Application benchmarks tie raw metrics back to Houdini workflows:
- Simulation cook time: Automate pyro, vellum, and FLIP demos in Hython, capturing per-node cook durations; set SLA at 95th percentile to within 15 % of local cluster speed.
- Viewport frame rate: Script rotating geo in Mantra or Karma viewport, ensure sustained >30 FPS over remote display protocol.
- Render latency: Compare Mantra and Karma renders on key scenes; define SLA as render time difference under 20 % versus dedicated on-prem GPU node.
By combining these benchmarks you create a matrix of target values—network RTT, CPU core throughput, I/O bandwidth, and Houdini cook/render times—that form the backbone of your SLAs. Regularly re-run tests after infrastructure changes or software upgrades to keep performance guarantees concrete and actionable.
How to implement an end-to-end remote Houdini studio workflow: tooling, CI/CD for assets, cost models, and operational best practices
Establishing a fully remote Houdini pipeline requires unifying asset management, compute orchestration, and delivery monitoring.
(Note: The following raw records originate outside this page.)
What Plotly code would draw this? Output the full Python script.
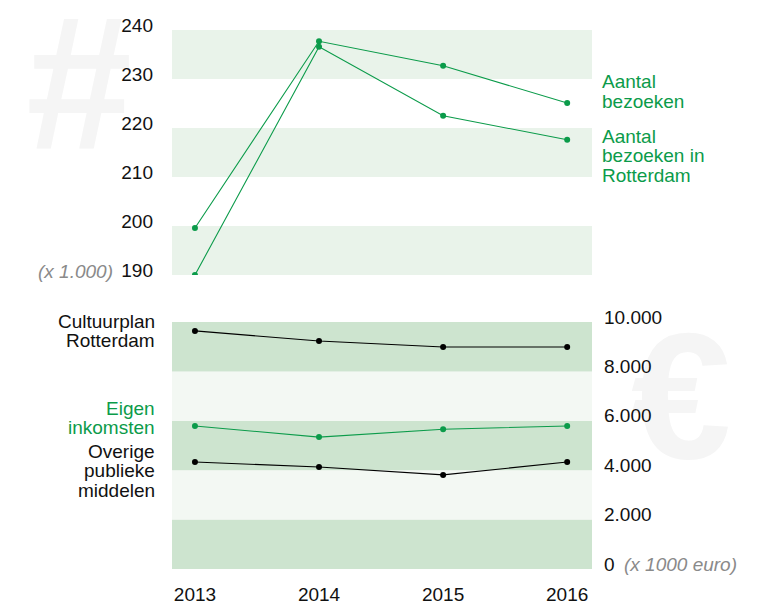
import base64
import plotly.graph_objects as go

years = [2013, 2014, 2015, 2016]

# bezoeken (x 1.000)
bezoeken = [199.6, 237.7, 232.7, 225.1]
bezoeken_rotterdam = [190.0, 236.6, 222.5, 217.6]

# financien (x 1000 euro)
cultuurplan = [9640, 9230, 8990, 8990]
eigen_inkomsten = [5790, 5340, 5660, 5790]
overige_publiek = [4330, 4130, 3810, 4330]

top_ticks = [190, 200, 210, 220, 230, 240]
bottom_ticks = [0, 2000, 4000, 6000, 8000, 10000]
bottom_ticktext = ["0", "2.000", "4.000", "6.000", "8.000", "10.000"]

GREEN = "#0b9b4a"
FONT = "Liberation Sans, Arial, sans-serif"
W, H = 766, 605
OFF = 8  # body margin van de html-pagina

def px(x):
    return (x - OFF) / W

def py(y):
    return 1 - (y - OFF) / H

fig = go.Figure()

def add_line(y, color, xa, ya):
    fig.add_trace(go.Scatter(
        x=years, y=y, mode="lines+markers", xaxis=xa, yaxis=ya,
        line=dict(color=color, width=1.1),
        marker=dict(color=color, size=6),
        showlegend=False, hoverinfo="x+y"
    ))

add_line(bezoeken, GREEN, "x", "y")
add_line(bezoeken_rotterdam, GREEN, "x", "y")
add_line(cultuurplan, "#000000", "x2", "y2")
add_line(eigen_inkomsten, GREEN, "x2", "y2")
add_line(overige_publiek, "#000000", "x2", "y2")

shapes = []
for lo in [190, 210, 230]:
    shapes.append(dict(type="rect", xref="x domain", yref="y", x0=0, x1=1,
                       y0=lo, y1=lo + 10, fillcolor="#e9f3ea", line_width=0, layer="below"))
for i, lo in enumerate([0, 2000, 4000, 6000, 8000]):
    shapes.append(dict(type="rect", xref="x2 domain", yref="y2", x0=0, x1=1,
                       y0=lo, y1=lo + 2000,
                       fillcolor="#cde4cf" if i % 2 == 0 else "#f3f8f3",
                       line_width=0, layer="below"))

# watermerken als svg-plaatjes onder alles
def glyph_img(ch, cx, base, size, w, h):
    svg = (f'<svg xmlns="http://www.w3.org/2000/svg" width="{w}" height="{h}">'
           f'<text x="{w/2}" y="{h-20}" text-anchor="middle" '
           f'font-family="Liberation Sans, Arial" font-weight="bold" '
           f'font-size="{size}" fill="#f5f5f5">{ch}</text></svg>')
    src = "data:image/svg+xml;base64," + base64.b64encode(svg.encode("utf-8")).decode()
    return dict(source=src, xref="paper", yref="paper",
                x=px(cx - w / 2), y=py(base + 20 - h), sizex=w / W, sizey=h / H,
                xanchor="left", yanchor="top", sizing="stretch", layer="below")

images = [
    glyph_img("#", 79, 148, 190, 160, 200),
    glyph_img("€", 681, 458, 180, 160, 200),
]

def ann(text, x, y, color="#111111", xanchor="left", size=19, italic=False):
    if italic:
        text = "<i>" + text + "</i>"
    return dict(text=text, x=px(x), y=py(y), xref="paper", yref="paper",
                xanchor=xanchor, yanchor="middle", showarrow=False,
                font=dict(family=FONT, size=size, color=color))

annotations = []
def label(lines, x, y0, color="#111111", xanchor="left", step=19.5):
    for i, t in enumerate(lines):
        annotations.append(ann(t, x, y0 + i * step, color, xanchor))

label(["Aantal", "bezoeken"], 600, 82, GREEN)
label(["Aantal", "bezoeken in", "Rotterdam"], 600, 136, GREEN)
label(["Cultuurplan", "Rotterdam"], 157, 321, xanchor="right")
label(["Eigen", "inkomsten"], 157, 408, GREEN, xanchor="right")
label(["Overige", "publieke", "middelen"], 157, 451, xanchor="right")
annotations.append(ann("(x 1.000)", 115, 272, "#8a8a8a", xanchor="right", size=19, italic=True))
annotations.append(ann("(x 1000 euro)", 622, 564, "#8a8a8a", size=19, italic=True))

tickfont = dict(family=FONT, size=19, color="#111111")
xrange = [2012.815, 2016.2]
xdom = [px(172), px(592)]
noline = dict(showgrid=False, zeroline=False, showline=False, ticks="", automargin=False)

fig.update_layout(
    width=W, height=H,
    margin=dict(l=0, r=0, t=0, b=0, pad=0),
    paper_bgcolor="white", plot_bgcolor="rgba(0,0,0,0)",
    font=dict(family=FONT),
    shapes=shapes, images=images, annotations=annotations,
    xaxis=dict(domain=xdom, range=xrange, anchor="y", showticklabels=False, **noline),
    yaxis=dict(domain=[py(275), py(30)], range=[190, 240], side="left",
               tickvals=top_ticks, tickfont=tickfont,
               ticklabelstandoff=18, ticklabelshift=-5, **noline),
    xaxis2=dict(domain=xdom, range=xrange, anchor="y2", tickvals=years,
                tickfont=tickfont, ticklabelstandoff=12, **noline),
    yaxis2=dict(domain=[py(569), py(322)], range=[0, 10000], side="right",
                anchor="x2", tickvals=bottom_ticks, ticktext=bottom_ticktext,
                tickfont=tickfont, ticklabelstandoff=11, ticklabelshift=-5, **noline),
)

fig.write_html("out.html")
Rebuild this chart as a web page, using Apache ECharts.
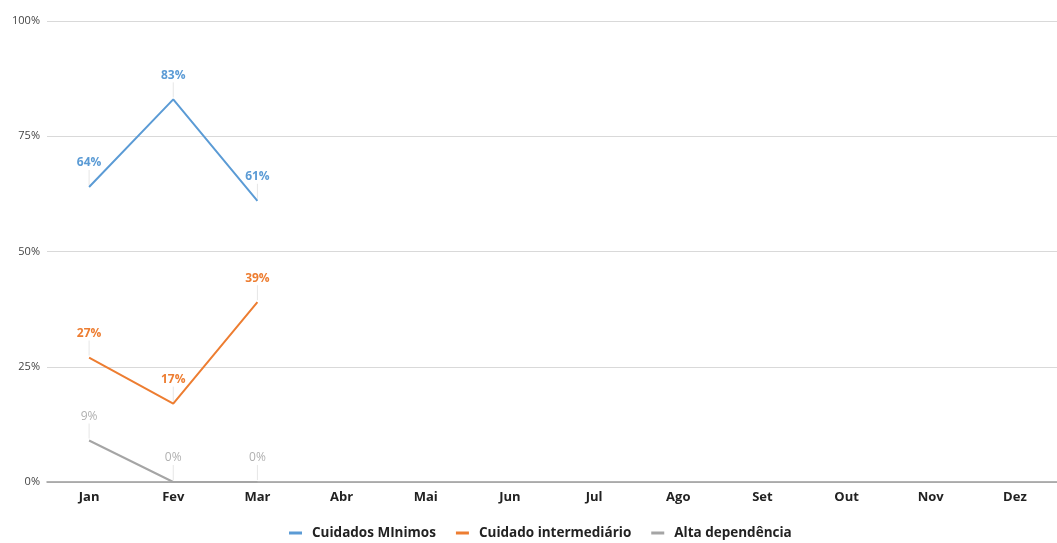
<!DOCTYPE html>
<html><head><meta charset="utf-8">
<script src="https://cdn.jsdelivr.net/npm/echarts@6/dist/echarts.min.js"></script>
<style>html,body{margin:0;padding:0;background:#fff}#c{width:1057px;height:543px}</style>
</head><body><div id="c"></div>
<script>
const months = ['Jan','Fev','Mar','Abr','Mai','Jun','Jul','Ago','Set','Out','Nov','Dez'];
const cuidadosMinimos = [64, 83, 61, null, null, null, null, null, null, null, null, null];
const cuidadoIntermediario = [27, 17, 39, null, null, null, null, null, null, null, null, null];
const altaDependencia = [9, 0, 0, null, null, null, null, null, null, null, null, null];
const yTicks = [0, 25, 50, 75, 100];

const FONT = '"Open Sans", "Noto Sans", sans-serif';
function mk(name, data, color, labelColor, bold) {
  return {
    name, type: 'line', data, showSymbol: true, symbol: 'circle', symbolSize: 0, z: 3,
    lineStyle: { color, width: 2 }, itemStyle: { color },
    label: { show: true, position: 'top', distance: 5, formatter: p => p.value + '%', color: labelColor,
      fontSize: 12, fontWeight: bold ? 'bold' : 'normal', fontFamily: FONT },
    labelLayout: { dy: -13 },
    emphasis: { disabled: true }, animation: false
  };
}
function leaders(data) {
  return {
    type: 'custom', data: data.map((v, i) => v == null ? null : [i, v]), z: 1, silent: true,
    renderItem: (params, api) => {
      if (api.value(1) == null || isNaN(api.value(1))) return;
      const p = api.coord([api.value(0), api.value(1)]);
      return { type: 'line', shape: { x1: p[0], y1: p[1] - 2, x2: p[0], y2: p[1] - 17 },
        style: { stroke: '#e6e6e6', lineWidth: 1 } };
    }
  };
}
const chart = echarts.init(document.getElementById('c'));
chart.setOption({
  animation: false,
  grid: { left: 47, right: -13, top: 21, bottom: 61 },
  legend: {
    left: 284, top: 521, icon: 'rect', itemWidth: 13, itemHeight: 3, itemGap: 20,
    data: ['Cuidados MInimos', 'Cuidado intermediário', 'Alta dependência'],
    textStyle: { fontSize: 13.5, fontWeight: 'bold', color: '#222', fontFamily: FONT, padding: [0, 0, 0, 5] }
  },
  xAxis: {
    type: 'category', data: months, boundaryGap: true,
    axisLine: { lineStyle: { color: '#9a9a9a', width: 1.5 } },
    axisTick: { show: false },
    axisLabel: { color: '#222', fontWeight: 'bold', fontSize: 13, fontFamily: FONT, margin: 9 }
  },
  yAxis: {
    type: 'value', min: yTicks[0], max: yTicks[yTicks.length - 1], interval: 25,
    axisLine: { show: false }, axisTick: { show: false },
    axisLabel: { formatter: v => v + '%', color: '#444', fontSize: 11, fontFamily: FONT, margin: 7 },
    splitLine: { lineStyle: { color: '#d9d9d9', width: 1 } }
  },
  series: [
    mk('Cuidados MInimos', cuidadosMinimos, '#5b9bd5', '#5b9bd5', true),
    mk('Cuidado intermediário', cuidadoIntermediario, '#ed7d31', '#ed7d31', true),
    mk('Alta dependência', altaDependencia, '#a5a5a5', '#b0b0b0', false),
    leaders(cuidadosMinimos), leaders(cuidadoIntermediario), leaders(altaDependencia)
  ]
});
</script></body></html>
This section outlines key integrations, continuous integration/continuous deployment for procedural assets, cost modeling, and operational guidelines to maintain procedural consistency and control budgets across on-prem and cloud environments.
Essential integrations checklist: Solaris/USD, PDG, Houdini Engine, farm managers, VCS, and remote streaming
- USD-based lookdev with Solaris: author LOP networks to capture lights, cameras, materials, and layer edits in USD, enabling identical scenes on local workstations and cloud nodes.
- PDG-driven CI/CD: encapsulate HDAs in TOP networks, trigger asset validation scripts on commit, and publish versioned builds to a registry for downstream consumption.
- Houdini Engine deployment: package HDAs into Docker images, expose C++/Python interfaces via API endpoints, and integrate with Unity or Unreal pipelines under strict version control.
- Render farm managers: connect SideFX PDG workers to Deadline, Tractor, or Qube; map TOP tasks to compute pools; leverage AWS Spot Instances or on-prem nodes for cost-effective scalability.
- Version control: use Perforce Helix or Git LFS for binary assets; enforce atomic check-ins; automate pre-flight syncs before TOP cooks to prevent out-of-sync builds.
- Remote streaming protocols: deploy Teradici PCoIP or NICE DCV with optimized H.265/H.264 settings to maintain low-latency viewport performance during Solaris lookdev and SOP modeling.
Example hybrid cloud-burst pipeline: deployment steps and 12-month TCO estimate
Below is a reference deployment for bursting a 100-core on-prem cluster to 400 AWS cores during peak, including setup phases and a 12-month cost breakdown.
- Phase 1 – Infra as Code: define VPC, subnets, security groups, EFS mount targets, S3 asset buckets, IAM roles and policies in Terraform modules.
- Phase 2 – Containerized Engine: build a Docker image with Houdini Engine license client, HDA libraries on /opt/houdini, plus a TOP worker service for Kubernetes or ECS Fargate.
- Phase 3 – CI/CD orchestration: configure Jenkins pipelines to lint HDAs, execute PDG asset tests, version artifacts, and push updated containers to AWS ECR.
- Phase 4 – Burst orchestration: set CloudWatch metrics on queue depth, scale EC2 Spot fleets via Auto Scaling Groups, and integrate with Deadline Cloud plugin to dispatch TOP jobs.
- Phase 5 – Monitoring & optimization: use Prometheus exporters on PDG workers, Grafana dashboards for job durations and spot interruption rates, plus CloudWatch alarms for network egress anomalies.
12-Month TCO estimate for mixed on-prem & cloud burst:
| Category | Annual Cost (USD) |
|---|---|
| On-prem hardware amortization | 120,000 |
| AWS compute (Spot + Reserved) | 180,000 |
| Storage (EFS & S3) | 24,000 |
| Networking & egress | 12,000 |
| Licenses (Houdini Engine, farm mgr) | 40,000 |
| Operational overhead | 30,000 |
| Total | 406,000 |
This hybrid model balances capital investment with cloud elasticity, ensuring predictable throughput for a remote Houdini studio while optimizing cost and performance.